Reports are swirling about the potential release of Abdel Basset Ali al-Megrahi, the Libyan intelligence agent convicted by a Scottish court in the Netherlands for the 1988 bombing of Pan Am 103, which killed 270 when it went down over Lockerbie. Reports in the British press, denied by British authorities, suggest Al-Megrahi will be released from Scotland, ostensibly to serve out the remainder of his life sentence in Colonel Gadhafi's Libya, but in fact to enjoy the rest of his life as a hero in his homeland. The speculation is that the deal was cut by Prime Minister Blair on a trip to Tripoli last week that was also marked by the announcement of a $900 million oil investment deal between the British petroleum company BP and Libya's National Oil Company.
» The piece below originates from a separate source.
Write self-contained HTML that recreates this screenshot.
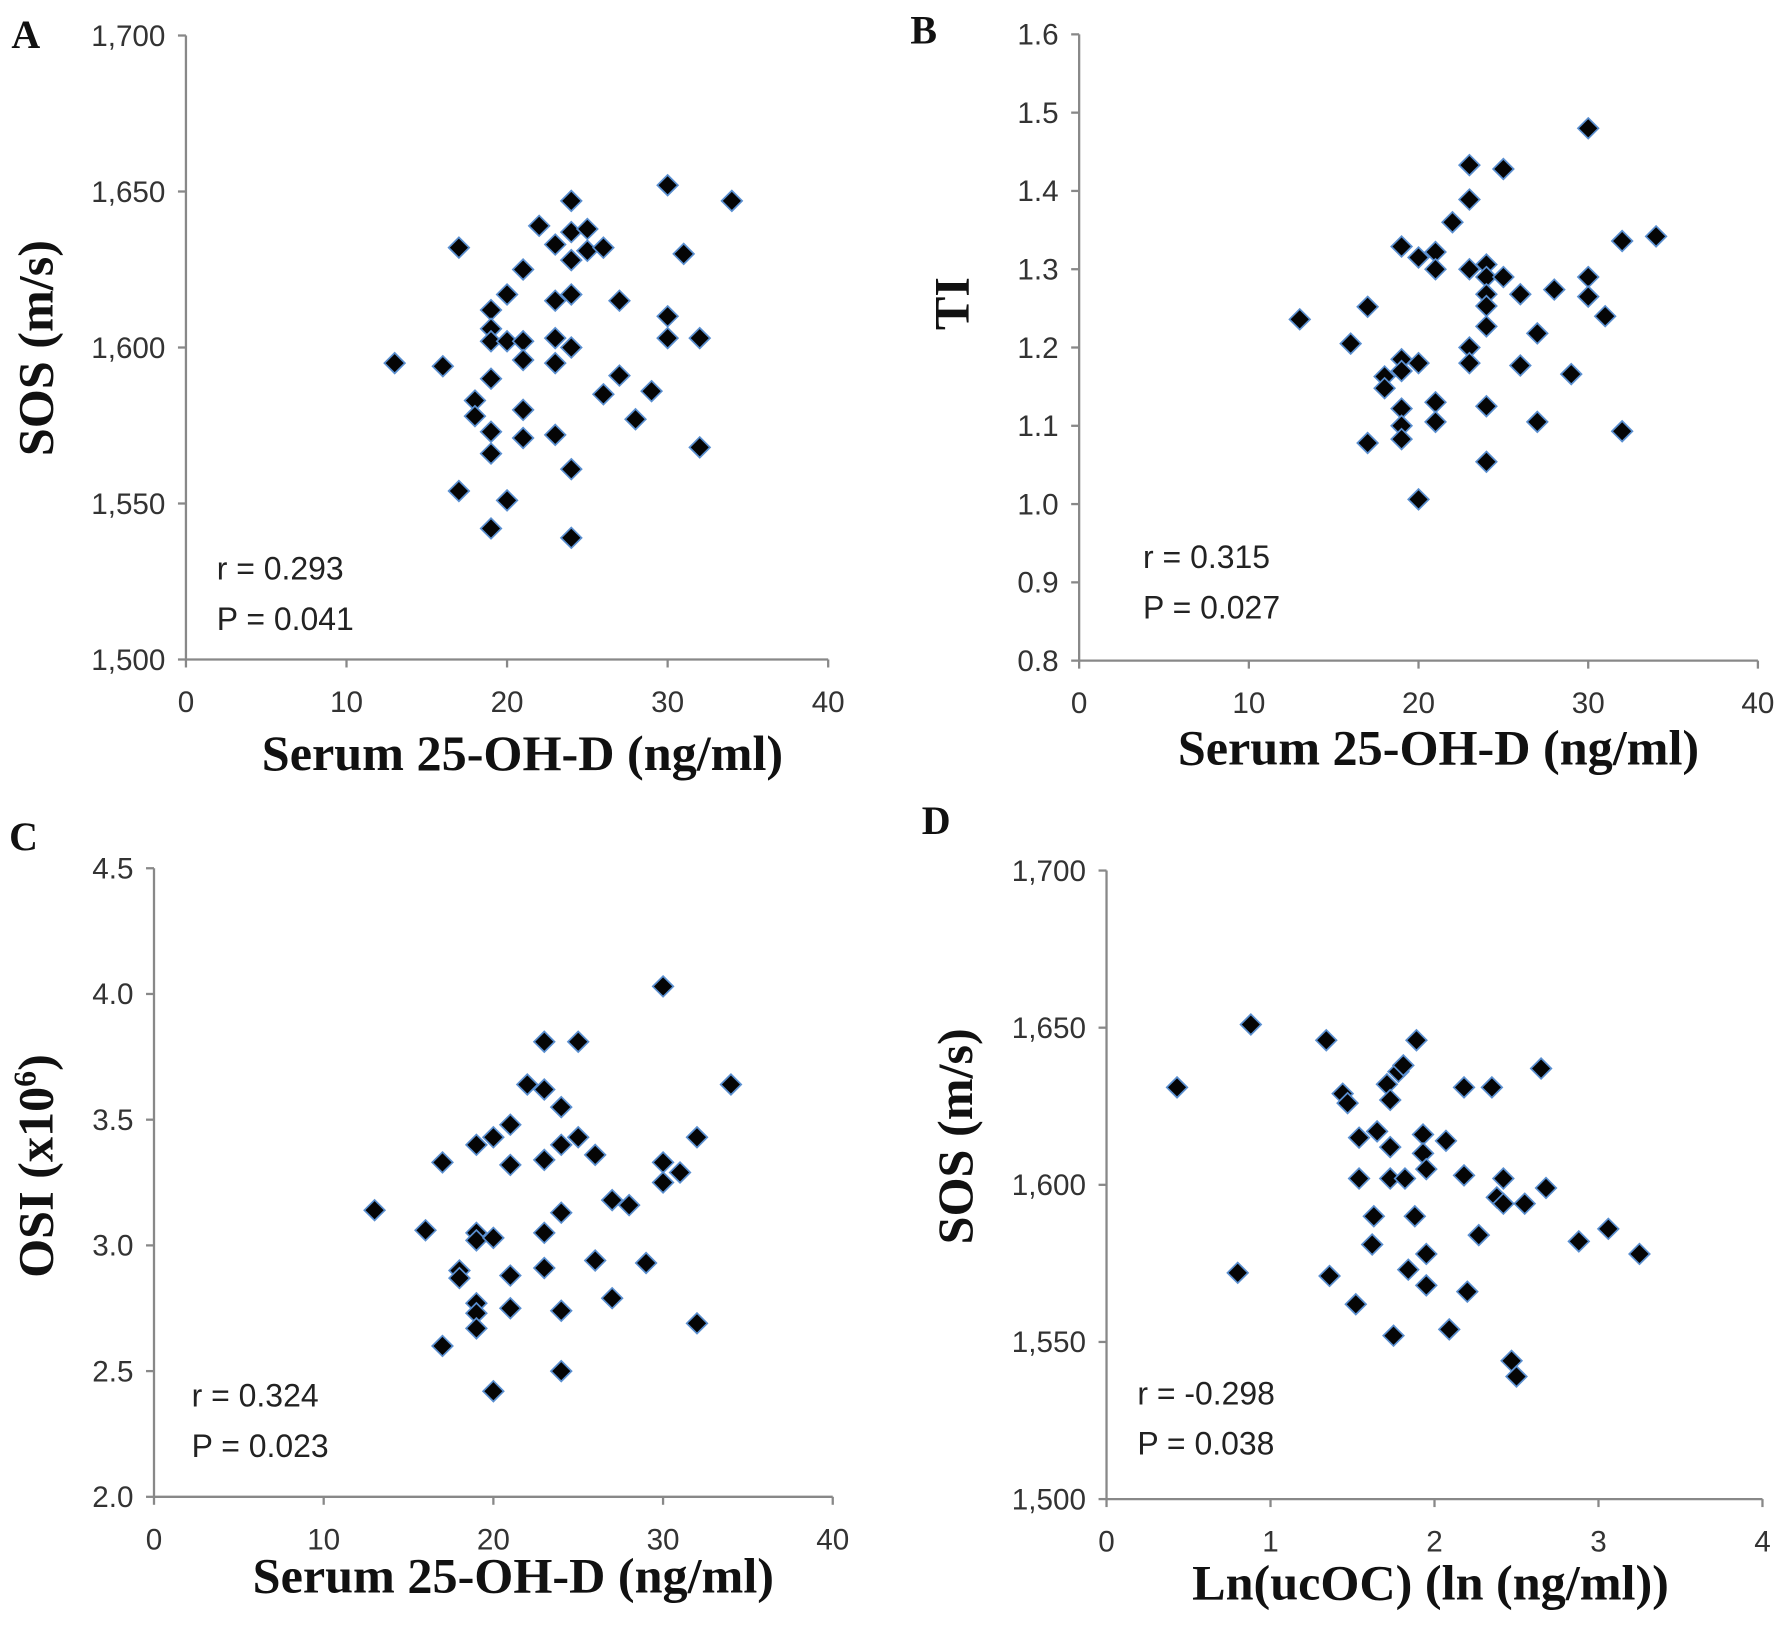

Susan Cohen, whose daughter Theodora, was killed in the bombing, called us yesterday. "This is the end of justice," she said. Releasing Megrahi would be despicable, but at this point it fits the pattern of successive administrations. The State Department has touted a diplomatic deal that left the real mastermind of the Pan Am bombing and other terror attacks on Americans, Colonel Gadhafi himself, in power. If Colonel Gadhafi gets away, why not Megrahi? It would be a grim coda not only for the Bush administration but for its Democratic critics, who favor the kind of diplomacy the we used to deal with an act of war that should have been met with force.